Last week I went on a date with a guy from OkCupid. The conversational-chemistry was there: the repartee was witty and conversation topics varied from passionate to silly but about half way through the date, even though I was having a good time, I realized I didn’t feel that umph (or “zsa-zsa-zu” for other SATC devotees). It just wasn’t there. I couldn’t imagine growing a desire to climb into bed with this guy. And while a few of my friends, including myself, have taken to the logic “if the first date doesn’t suck, it was good” are we kidding ourselves? Should I be expecting more or is this openness good?
If we’re going to go down this Sex and the City side street then it is also necessary to note that Charlotte wasn’t into Harry at first either but he won her over with sex and uninhibited love for her neuroses and eventually made her very happy. I know it was a scripted show but there must be some truth to it… doesn’t there?
On a different note: my weekend was lovely. Empowered by the rush of an amazing new haircut from Fumi Brooklyn Salon, I hit the town Saturday evening with lady-friends determined to take someone home. Further fueled by some wine, beer and tequila, the evening was a success.
The Artist was english (with a swoon inducing accent), slightly tattooed and entirely into post-coital, sleep cuddling.
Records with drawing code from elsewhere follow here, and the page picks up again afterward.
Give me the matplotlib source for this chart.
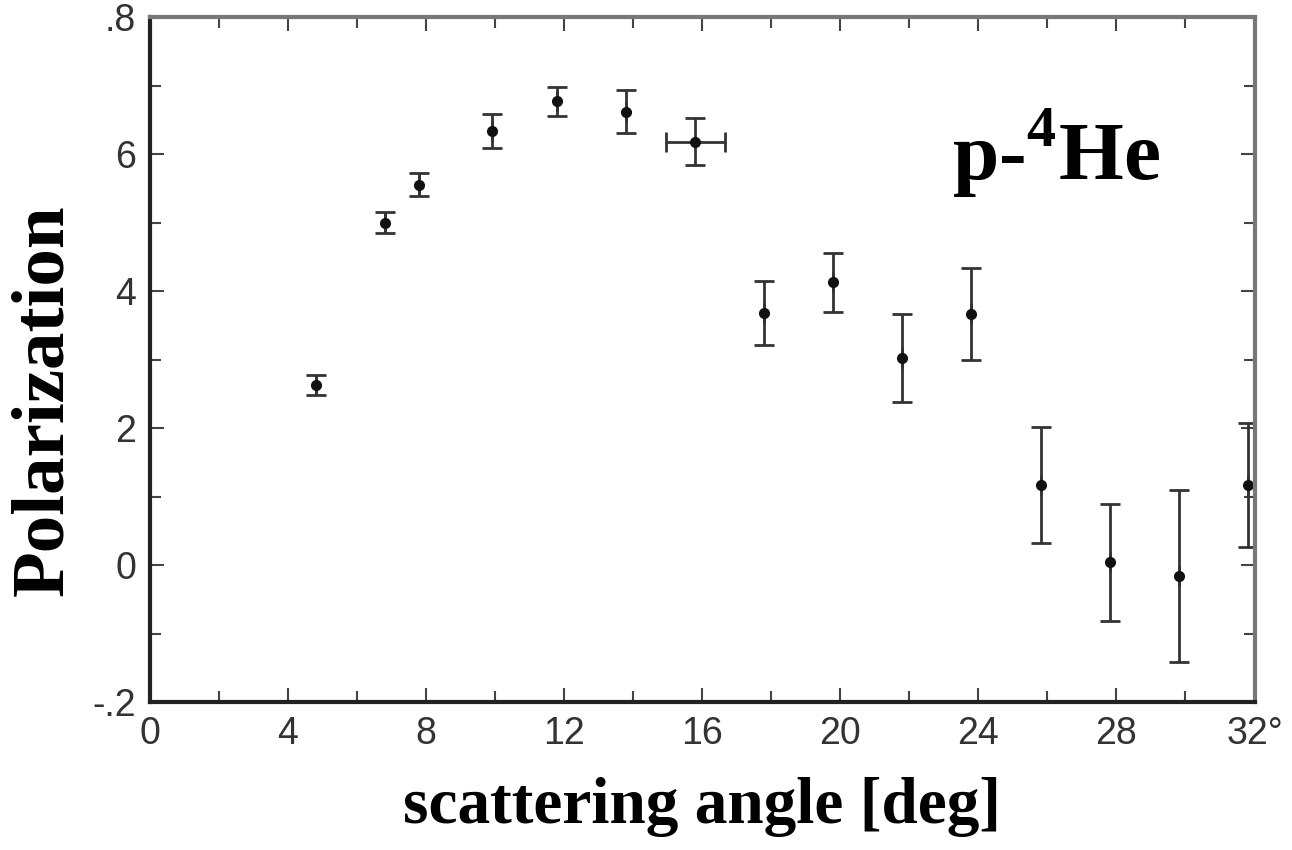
import numpy as np
import matplotlib
matplotlib.use('Agg')
import matplotlib.pyplot as plt

# p-4He polarization data
angle = [4.8, 6.8, 7.8, 9.9, 11.8, 13.8, 15.8, 17.8, 19.8, 21.8, 23.8, 25.8, 27.8, 29.8, 31.8]
pol = [0.263, 0.500, 0.555, 0.634, 0.677, 0.662, 0.618, 0.368, 0.413, 0.302, 0.366, 0.117, 0.004, -0.016, 0.117]
pol_err = [0.015, 0.015, 0.017, 0.025, 0.021, 0.031, 0.034, 0.047, 0.043, 0.064, 0.067, 0.085, 0.085, 0.125, 0.09]
angle_err = [0, 0, 0, 0, 0, 0, 0.85, 0, 0, 0, 0, 0, 0, 0, 0]

xticks = [0, 4, 8, 12, 16, 20, 24, 28, 32]
xticklabels = ['0', '4', '8', '12', '16', '20', '24', '28', '32°']
yticks = [-0.2, 0, 0.2, 0.4, 0.6, 0.8]
yticklabels = ['-.2', '0', '2', '4', '6', '.8']

plt.rcParams['mathtext.fontset'] = 'custom'
plt.rcParams['mathtext.rm'] = 'Liberation Serif:bold'
plt.rcParams['mathtext.bf'] = 'Liberation Serif:bold'

fig = plt.figure(figsize=(12.92, 8.5), dpi=100)
ax = fig.add_axes([0.116, 0.174, 0.855, 0.806])

ax.errorbar(angle, pol, yerr=pol_err, xerr=angle_err, fmt='o', color='#111111',
            ecolor='#333333', elinewidth=2, capsize=7, capthick=2, markersize=7)

ax.set_xlim(0, 32)
ax.set_ylim(-0.2, 0.8)
ax.set_xticks(xticks)
ax.set_xticklabels(xticklabels)
ax.set_xticks(np.arange(0, 33, 2), minor=True)
ax.set_yticks(yticks)
ax.set_yticklabels(yticklabels)
ax.set_yticks(np.arange(-0.2, 0.81, 0.1), minor=True)

ax.tick_params(which='both', direction='in', top=True, right=True, color='#444444', width=1.5)
ax.tick_params(which='major', length=10, pad=10, labelsize=27, labelcolor='#333333')
ax.tick_params(which='minor', length=8)
for lab in ax.get_xticklabels() + ax.get_yticklabels():
    lab.set_family('Liberation Sans')

for s in ['left', 'bottom']:
    ax.spines[s].set_color('#222222')
    ax.spines[s].set_linewidth(3)
for s in ['top', 'right']:
    ax.spines[s].set_color('#777777')
    ax.spines[s].set_linewidth(3)

ax.set_ylabel('Polarization', family='Liberation Serif', fontweight='bold', fontsize=54)
ax.yaxis.set_label_coords(-0.065, 0.44)
ax.set_xlabel('scattering angle [deg]', family='Liberation Serif', fontweight='bold', fontsize=47, labelpad=18)

ax.text(0.82, 0.80, r'p-$^{4}$He', transform=ax.transAxes, ha='center', va='center',
        family='Liberation Serif', fontweight='bold', fontsize=60)

plt.savefig('out.png', dpi=100)
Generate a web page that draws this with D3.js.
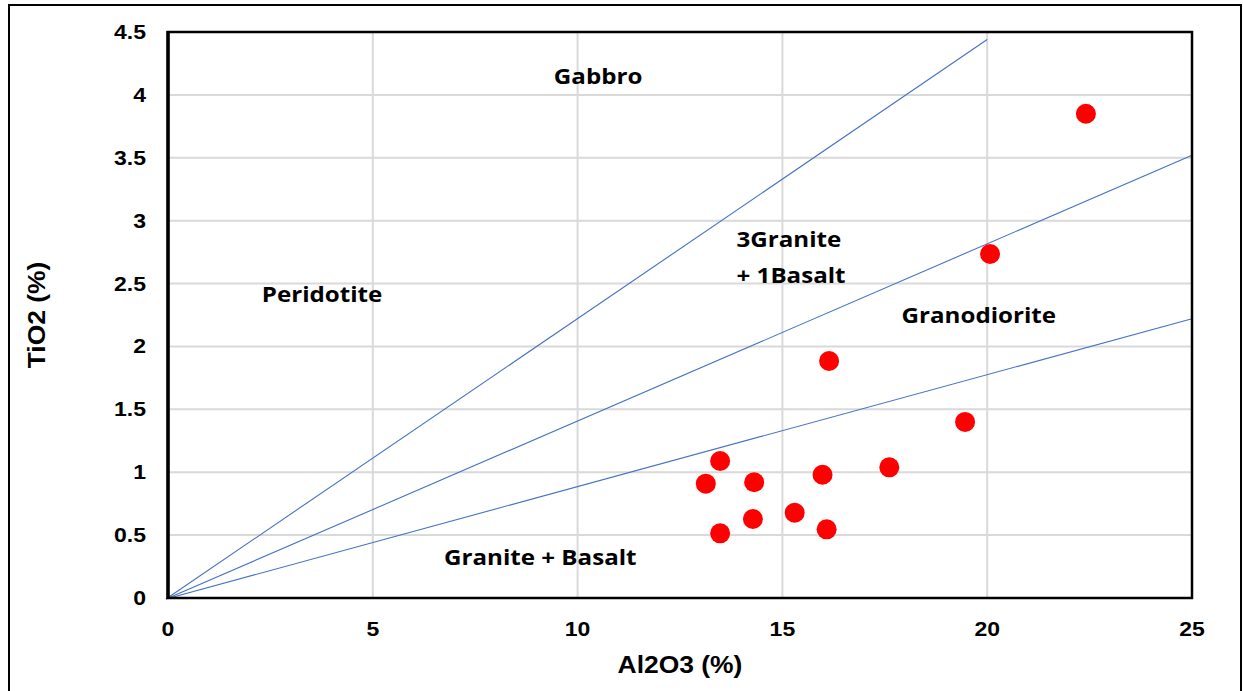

I don’t think I’ve cuddled like that with someone I wasn’t seriously dating since my last unsuccessful relationship, years ago. That level of spooning (the kind where you breath into each other all night probably causing a minor amount of carbon dioxide poisoning) was the kind of relationship-specific-event I had forgotten. I won’t say I didn’t enjoy this reintroduction but generally speaking it’s not my style because I get too hot and sweaty when I sleep (which also explains why I leave my bedroom window open during the winter and my AC on high during the summer). But as an intense 180 from my most recent bed-tenants and in light of my re-prioritization it was a great change of pace. So much so that where the sex wasn’t the same wham-bam it was pleasantly exhilarating and intimate.
While I wouldn’t say our connection otherwise was out of this world, the Artist’s level of cuddle-loving has me wondering: is it possible for someone to cuddle/spoon SO HARD and not call you for a followup? Sure there seems to be more of an alternative when the sex is overall kind of distant. Not that I mind in all cases but there’s something about being bent over (even in the sexiest way possible) that doesn’t necessarily suggest that you’re going to get a callback. But this kind of intimate sleeping arrangement prompts other thoughts: does it matter who or would a body pillow suffice? if you love it so much, why wouldn’t you prolong your current situation as long as possible if not until you move onto the next? or is it more a “see it, got to have it” but “out of sight, out of mind” kind of desire?
Only time will tell, I suppose.
For me, it’s back to an afternoon of listening to Lily Allen and Lana Del Ray and then out to dinner and out for a friend’s last night in town.
And for you, coming soon will be some of the most impressionable messages I’ve received on online dating sites ranging from insightful to shockingly, hilariously bad. That’s right, even the ridiculous opening messages you send are not safe. Jakesjakes – all identities will be spared but their sentiments are something to be enjoyed.
Until then.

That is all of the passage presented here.